# [Objective]
Find each line containing the string "seaborn" and return it.

# [Collected material]
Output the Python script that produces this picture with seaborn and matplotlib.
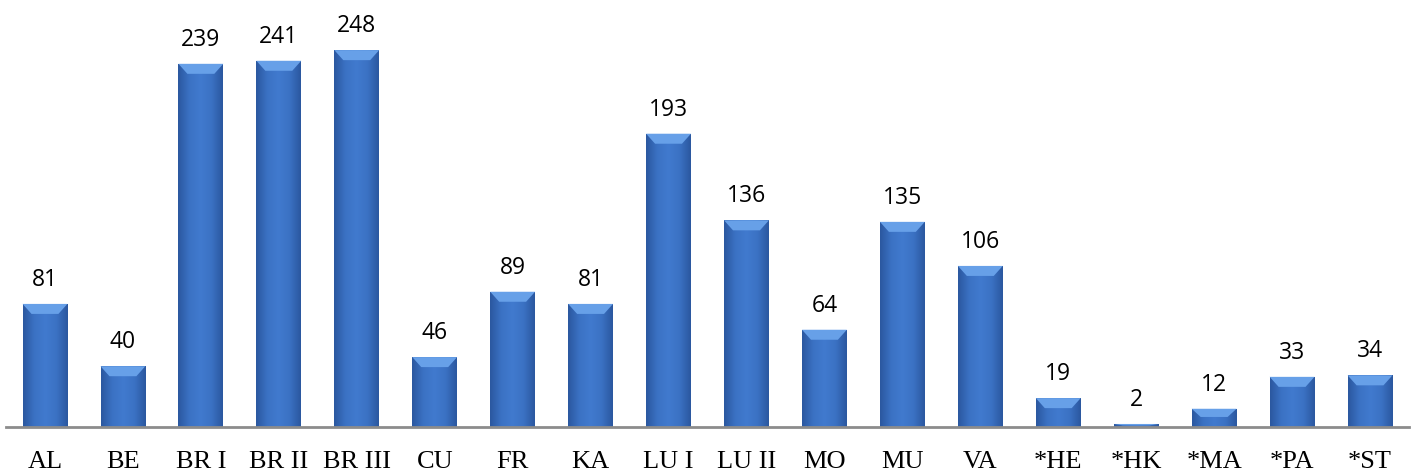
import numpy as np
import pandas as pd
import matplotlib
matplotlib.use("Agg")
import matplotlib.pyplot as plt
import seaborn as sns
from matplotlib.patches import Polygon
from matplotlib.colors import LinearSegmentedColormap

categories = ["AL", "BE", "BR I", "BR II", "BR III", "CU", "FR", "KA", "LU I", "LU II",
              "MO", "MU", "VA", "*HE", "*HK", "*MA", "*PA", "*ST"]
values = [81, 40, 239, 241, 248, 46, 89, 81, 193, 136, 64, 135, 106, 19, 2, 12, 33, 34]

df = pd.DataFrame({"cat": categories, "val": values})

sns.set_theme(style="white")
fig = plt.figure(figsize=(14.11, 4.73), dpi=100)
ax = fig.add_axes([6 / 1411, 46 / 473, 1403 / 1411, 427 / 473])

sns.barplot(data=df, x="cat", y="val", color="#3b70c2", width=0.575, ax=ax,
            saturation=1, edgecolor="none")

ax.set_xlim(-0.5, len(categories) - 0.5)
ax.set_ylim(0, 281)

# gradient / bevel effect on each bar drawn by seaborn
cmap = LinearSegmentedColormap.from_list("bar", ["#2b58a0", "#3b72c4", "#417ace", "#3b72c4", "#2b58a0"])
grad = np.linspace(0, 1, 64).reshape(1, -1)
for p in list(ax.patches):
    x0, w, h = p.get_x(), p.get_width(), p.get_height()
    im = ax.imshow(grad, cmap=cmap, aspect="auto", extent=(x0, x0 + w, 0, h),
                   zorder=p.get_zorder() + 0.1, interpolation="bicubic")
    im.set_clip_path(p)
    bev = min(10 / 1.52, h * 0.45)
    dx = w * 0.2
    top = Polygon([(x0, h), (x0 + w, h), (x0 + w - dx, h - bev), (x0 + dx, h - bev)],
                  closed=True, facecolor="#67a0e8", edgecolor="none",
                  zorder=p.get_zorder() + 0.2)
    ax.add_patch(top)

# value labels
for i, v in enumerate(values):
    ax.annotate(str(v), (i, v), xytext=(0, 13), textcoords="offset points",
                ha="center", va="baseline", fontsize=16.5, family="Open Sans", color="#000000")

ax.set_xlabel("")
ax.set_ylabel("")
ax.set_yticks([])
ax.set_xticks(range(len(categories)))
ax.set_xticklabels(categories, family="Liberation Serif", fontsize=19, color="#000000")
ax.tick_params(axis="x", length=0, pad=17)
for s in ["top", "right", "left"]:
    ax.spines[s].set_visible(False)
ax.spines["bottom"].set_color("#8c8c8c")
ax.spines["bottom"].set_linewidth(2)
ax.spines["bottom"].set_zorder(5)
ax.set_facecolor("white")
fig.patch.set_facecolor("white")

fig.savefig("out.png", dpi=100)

# [Task response]
Output the Python script that produces this picture with seaborn and matplotlib.
import seaborn as sns
# gradient / bevel effect on each bar drawn by seaborn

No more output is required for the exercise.